《艰难的一生》94.东西湖扛包

程远鹰眼观 2024-07-25 08:32:39

小焱哥在时,我俩虽没为队里立下什么功劳,但也毕竟是凭着一腔热情,给队长捧个场,虽听了一些闲话,甚至遭到人格上的侮辱,但只要大小队的主要干部和大多数群众能理解,也没把那些闲气记在心上。

可小焱哥这一去世,我显得更势单力薄,遇到麻烦事,帮腔的人更少,趁彭显波又接手当会计之机,我不干了,显波之所以又接手当会计,也是大家的一番好意。

总之,队里能干这些差事的,也就那么几个人,十几岁的初中生队里是有几个,大家又觉得他们还嫩得一点。

我一说不干,石头队长这回不便劝我。是因小焱哥为我帮腔差点被挨打的那次,芙蓉嫂在队里就公开说过,姓姜的一点鸡巴用都没有。

石头也承认这话是说的他自己。他们姓姜的,队里出了一点事,都为了自己的利益而不愿意说直话。我姓连的一人,今后的工作怎么搞?

我说我不想皇帝招驸马,只想单门独姓的讨个平安。正好大队里在东西湖又接了一项副业,一个小队只要两个人,是去扛搬运,一次去做一个月。

石头队长说,你先去做一个月,回来还是为队里干点事。我说你个人有什么帮忙的事,我不吃你一口饭,不管帮多少天都行,这个事,我不能答应你。

第二天我就和在恒哥来到了设在吴家山的东西湖棉花收购站。

一到收购站,大队派来在这里负责的徐延坤就说:在恒,你像个风斗架子,来了扛不扛得动呀?

在恒忙掏出烟递过去说:试一下再说,你能照顾就照顾一点嘛。延坤说这里没有什么轻活。

吃了午饭就开始开工。今天的活路,是归堆,他们已干了上午半天了。两个人抬,抬的时候要打号子,才能用力一致。

抬包的这两个人一下子将一个两百多斤的“夹子花”(净花:皮棉。用机子压的大正方形的捆状,上面是用竹片和铁丝捆紧了的,说起来是皮棉,其实机子压得很硬),抬得高高的,扛的人就一下子钻进去,正好落在自己的右肩上,夹子包吃在肩上要不老不嫩,不用手撑着,背起来后再上跳板。

如果包从肩上掉下来了,抬包的人又要给你再抬一次,这就是白花的力气。

上跳板的时候,跳板一闪一闪的,人走在上面直摇晃,要是连人带包掉下来,最轻的是骨折。

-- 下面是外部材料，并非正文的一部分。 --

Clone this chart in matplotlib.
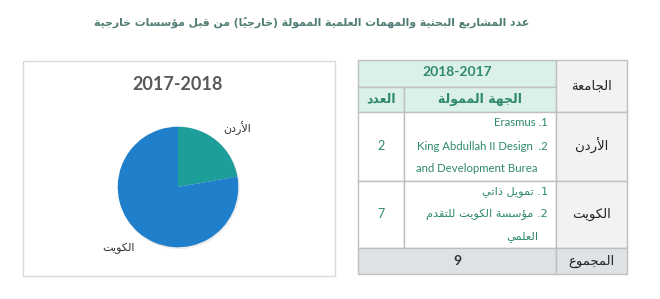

第一次干这个活,延坤队长叫我俩不要扛,怕出事,叫我俩抬。可抬也不容易,抬太低了,扛包的人就钻不进去,即便钻进去了,要费很大的劲才能伸直腰站起来,这就很容易扭伤了腰。

如果太抬高了往下一放,几百斤重的包,扛包的人一下子就压爬了。即使两人抬得得心应手,扛包的人感到很满意,那也不是好事,扛包的排队站在后面,抬包的人连喘气的工夫都没有。

扛包的虽重,转来等班也算是休息。我和在恒抬了一会,扛包的人说,这不行,换人,换人!你俩来扛,扛包就不会影响到别人。

可人家连抬两次,在恒的夹子包都由头顶上翻过来,掉到地上去了。

夹子包上面都有标明的数字,轻的和重的之间,相隔三四十斤。延坤就叫在恒看清楚,轻的就去扛,重的就让给别人。

上跳板时,只能待在恒一个人上到了堆子上,后面的人才能上跳板,不然,两个人在跳板上面一闪闪,脚无力发抖的生手,就有掉下来的危险。

我也是捡轻的包扛,但走在跳板上,人仍是胆战心惊。延坤就在下面嘱咐,万一不行就把包丢掉,顾人要紧。

在大家的照顾下干了半天,大家都笑,左港队来的两个不行。

在恒一听这话,除了累人之外,也是太危险了。第二天一早,他向延坤说回队去换人,他就走了,将我一个人留在收购站。